We could implement that by just having counters for the various bins e.g. < 10ms, < 100ms, < 1s, > 1s.

original-brownbear on 25 Sep 2019

👍1

This is becoming more critical as enterprise (ECK/ECE) deployments are being designed across same-region datacentres with 5-10ms latency levels (AWS, Elastic Cloud, e.g.).

These architectures are also being deployed in cross-zone private datacentres with increased probability of network issues.

Latency and/or throughput issues directly affect shard operation response times, and today we have no visibility into network overhead.

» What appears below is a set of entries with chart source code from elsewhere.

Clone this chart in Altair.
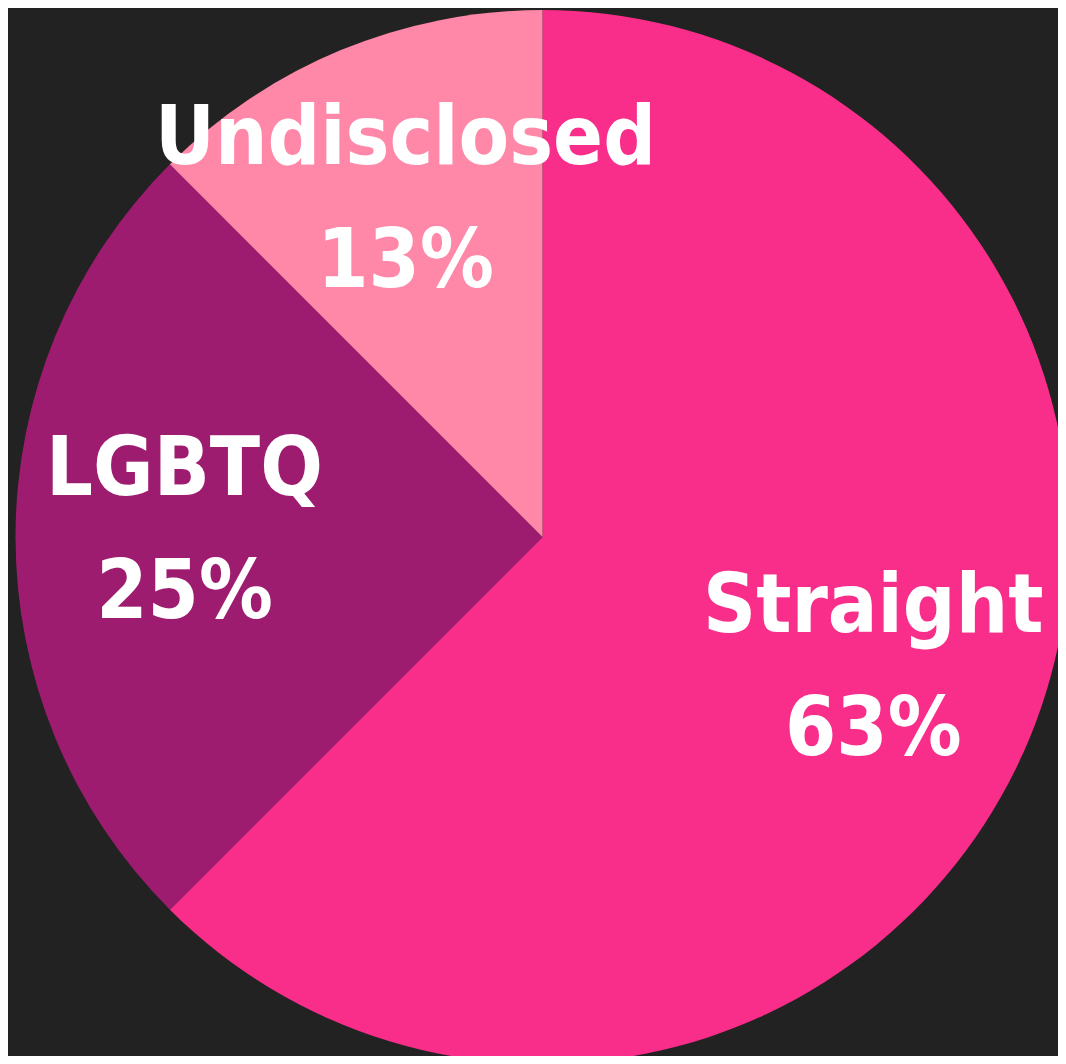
import altair as alt
import pandas as pd

categories = ["Straight", "LGBTQ", "Undisclosed"]
shares = [62.5, 25.0, 12.5]
pct_labels = ["63%", "25%", "13%"]
slice_order = [0, 1, 2]
colors = ["#F92D8A", "#9E1C70", "#FF87A8"]

df = pd.DataFrame({
    "category": categories,
    "share": shares,
    "pct": pct_labels,
    "order": slice_order,
})
df["label"] = df["category"] + "\n" + df["pct"]

cx, cy = 534.5, 529

base = alt.Chart(df).encode(
    theta=alt.Theta("share:Q", stack=True),
    order=alt.Order("order:Q"),
    x=alt.value(cx),
    y=alt.value(cy),
)

arcs = base.mark_arc(outerRadius=527).encode(
    color=alt.Color(
        "category:N",
        scale=alt.Scale(domain=categories, range=colors),
        legend=None,
    )
)

labels = base.mark_text(
    radius=358,
    dy=-67,
    font="DejaVu Sans Condensed, sans-serif",
    fontSize=82,
    fontWeight="bold",
    color="white",
    lineBreak="\n",
    lineHeight=123,
    align="center",
    baseline="middle",
).encode(text="label:N")

chart = (arcs + labels).properties(
    width=1050,
    height=1048,
    background="#222222",
    padding=0,
    autosize=alt.AutoSizeParams(type="none"),
).configure_view(stroke=None)

chart.save("out.html", embed_options={"renderer": "svg", "actions": False})
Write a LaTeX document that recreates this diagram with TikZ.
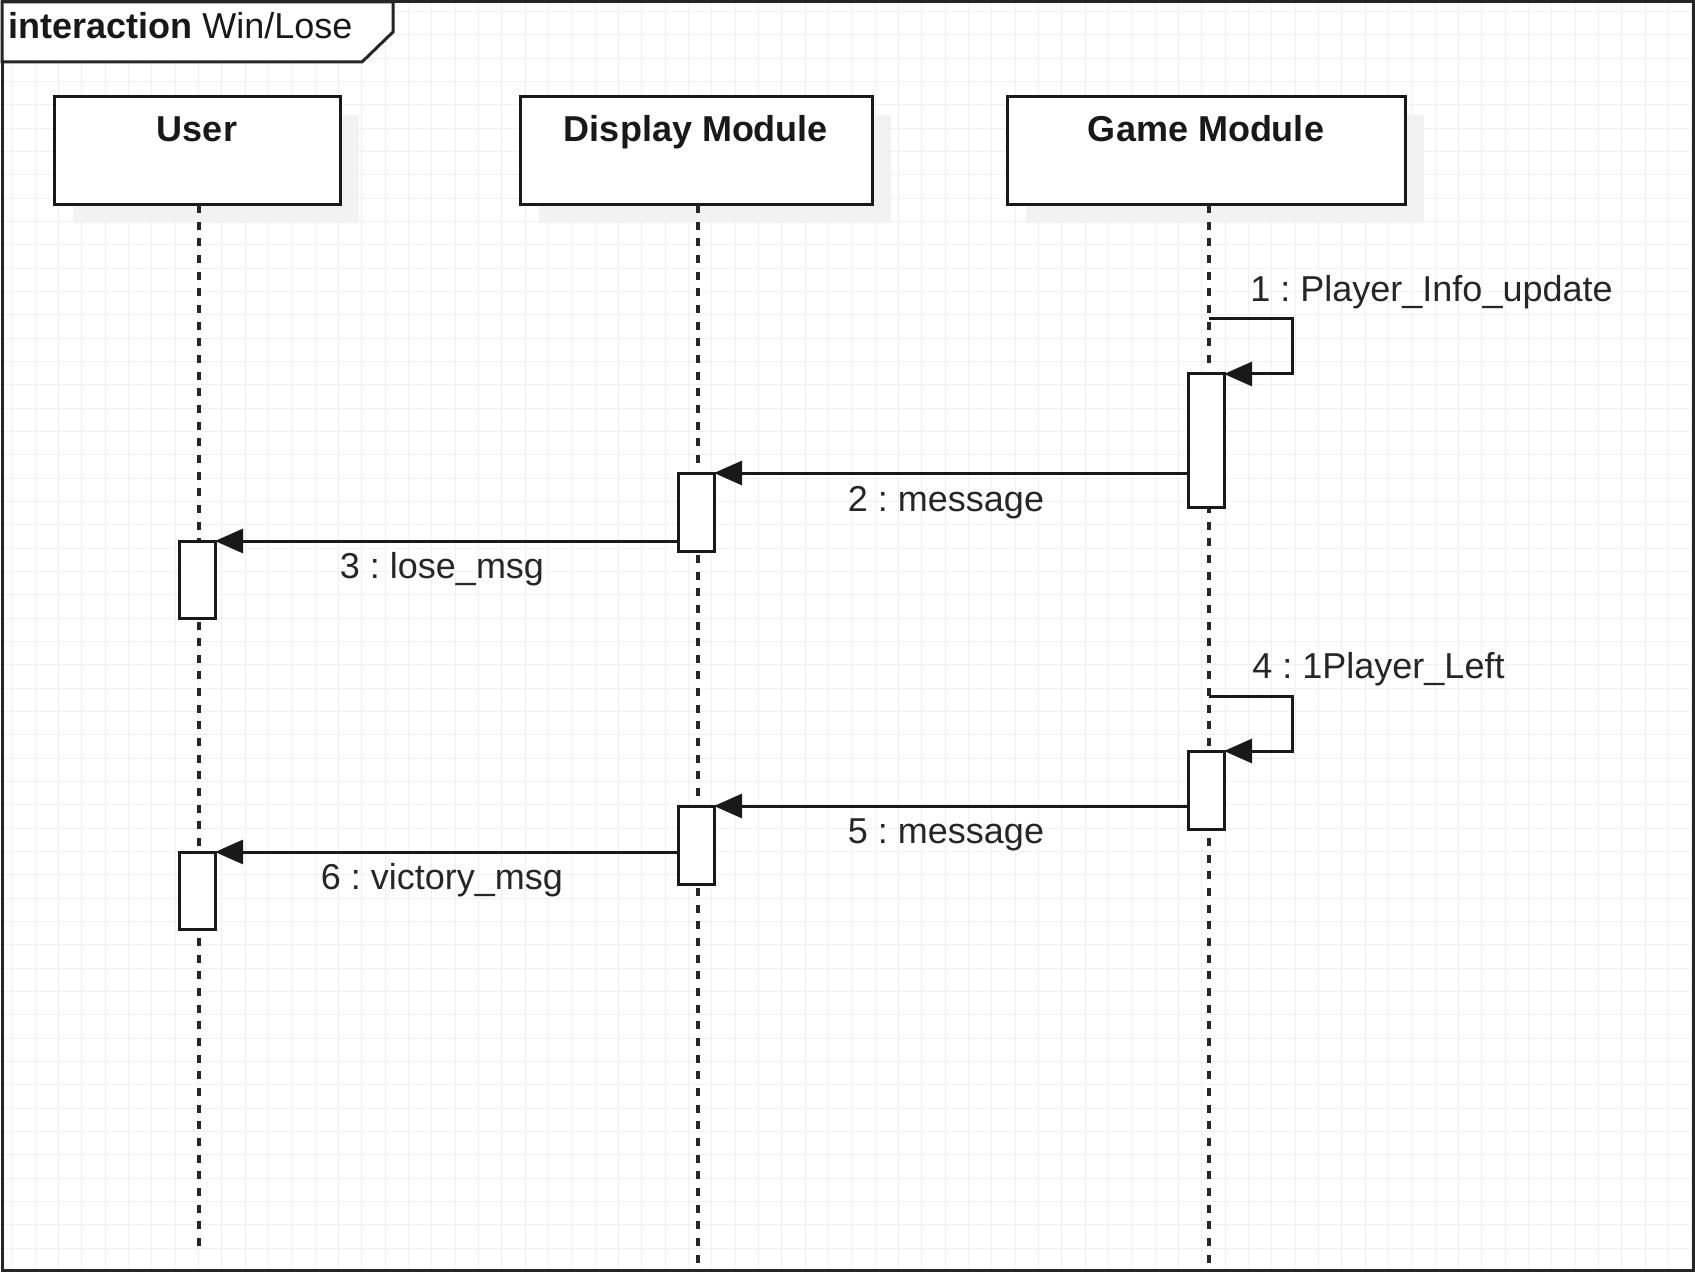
\documentclass[tikz,border=0pt]{standalone}
\usepackage{fontspec}
\setmainfont{Liberation Sans}
\usetikzlibrary{arrows.meta}
\frenchspacing
\begin{document}
\begin{tikzpicture}[x=0.5pt,y=-0.5pt,
  every node/.style={font=\fontsize{18}{21}\selectfont},
  grid line/.style={draw=black!6, line width=0.5pt},
  frame/.style={draw=black!85, line width=1.5pt},
  headbox/.style={draw=black!90, line width=1.5pt, fill=white, rectangle, minimum height=54pt, inner sep=0pt, outer sep=0pt, anchor=north west},
  shadowbox/.style={fill=black!5, draw=none},
  headtext/.style={font=\fontsize{18}{21}\selectfont\bfseries, anchor=base, inner sep=0pt, text=black!90},
  lifeline/.style={draw=black!85, line width=1.6pt, dash pattern=on 4pt off 4.33pt},
  actbox/.style={draw=black!90, line width=1.5pt, fill=white, rectangle, minimum width=18pt, minimum height=39pt, inner sep=0pt, outer sep=0pt, anchor=north west},
  msg/.style={draw=black!90, line width=1.5pt, -{Triangle[length=14pt,width=12pt]}},
  msgtext/.style={anchor=base, inner sep=0pt, text=black!85},
]
\useasboundingbox (0,0) rectangle (1695,1272);
% grid
\foreach \i in {0,...,72} { \draw[grid line] ({11.667+23.333*\i},0) -- ++(0,1272); }
\foreach \j in {0,...,54} { \draw[grid line] (0,{11.667+23.333*\j}) -- ++(1695,0); }
% frame
\draw[frame] (2,2) rectangle (1693,1270);
\draw[frame, fill=white] (2,2) -- (393,2) -- (393,32) -- (362,62) -- (2,62) -- cycle;
\node[anchor=base west, inner sep=0pt, text=black!90] (title) at (8,39) {\textbf{interaction} Win/Lose};
% shadows
\fill[shadowbox] (73,115) rectangle (359,223);
\fill[shadowbox] (539,115) rectangle (891,223);
\fill[shadowbox] (1026,115) rectangle (1424,223);
% heads
\node[headbox, minimum width=143pt] (user) at (54,97) {};
\node[headbox, minimum width=176pt] (disp) at (520,97) {};
\node[headbox, minimum width=199pt] (game) at (1007,97) {};
\node[headtext] (userlbl) at (197,142) {User};
\node[headtext] (displbl) at (696,142) {Display Module};
\node[headtext] (gamelbl) at (1206,142) {Game Module};
% lifelines
\coordinate (uend) at (199,1249);
\coordinate (dend) at (698,1265);
\coordinate (gend) at (1209,1265);
\draw[lifeline] (user.south -| uend) -- (uend);
\draw[lifeline] (disp.south -| dend) -- (dend);
\draw[lifeline] (game.south -| gend) -- (gend);
% activations
\node[actbox, minimum height=66.5pt] (g1) at (1188,374) {};
\node[actbox] (d1) at (678,473) {};
\node[actbox, minimum height=38.5pt] (u1) at (179,541) {};
\node[actbox] (g2) at (1188,751) {};
\node[actbox] (d2) at (678,806) {};
\node[actbox, minimum height=38.5pt] (u2) at (179,852) {};
% messages
\coordinate (s1) at (1209,319);
\coordinate (s4) at (1209,696);
\draw[msg] (s1) -- ++(83,0) |- (g1.north east);
\draw[msg] (g1.north west |- d1.north) -- (d1.north east);
\draw[msg] (d1.west |- u1.north) -- (u1.north east);
\draw[msg] (s4) -- ++(83,0) |- (g2.north east);
\draw[msg] (g2.west |- d2.north) -- (d2.north east);
\draw[msg] (d2.west |- u2.north) -- (u2.north east);
% labels
\node[msgtext, anchor=base west] (m1) at (1250,302) {1 : Player\_Info\_update};
\node[msgtext] (m2) at (946,511) {2 : message};
\node[msgtext] (m3) at (442,578) {3 : lose\_msg};
\node[msgtext, anchor=base west] (m4) at (1252,678) {4 : 1Player\_Left};
\node[msgtext] (m5) at (946,843) {5 : message};
\node[msgtext] (m6) at (442,889) {6 : victory\_msg};
\end{tikzpicture}
\end{document}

Visibility and eventually self diagnosis will help mitigate this new risk

PhaedrusTheGreek on 29 Jan 2020

Today we don't currently expose much information about connectivity failures. Disconnections that don't involve the master node are often completely silent, and those that _do_ involve the master will result in a node-left ... reason: disconnected log message without any further details. This doesn't obviously look like an unexpected connectivity issue to end-users: if we exposed the underlying Connection reset or Connection timed out (and the fact that it was unexpected) then this would IMO result in less confusion.

Perhaps the answer here is simply more/better logging, but perhaps it's also something for which statistics would be useful. Disconnections tend to be sporadic, so one must do some analysis to determine whether there's a pattern over time - maybe they're affecting a single faulty node, or maybe it's the connections between certain pairs of nodes (e.g. between AZs).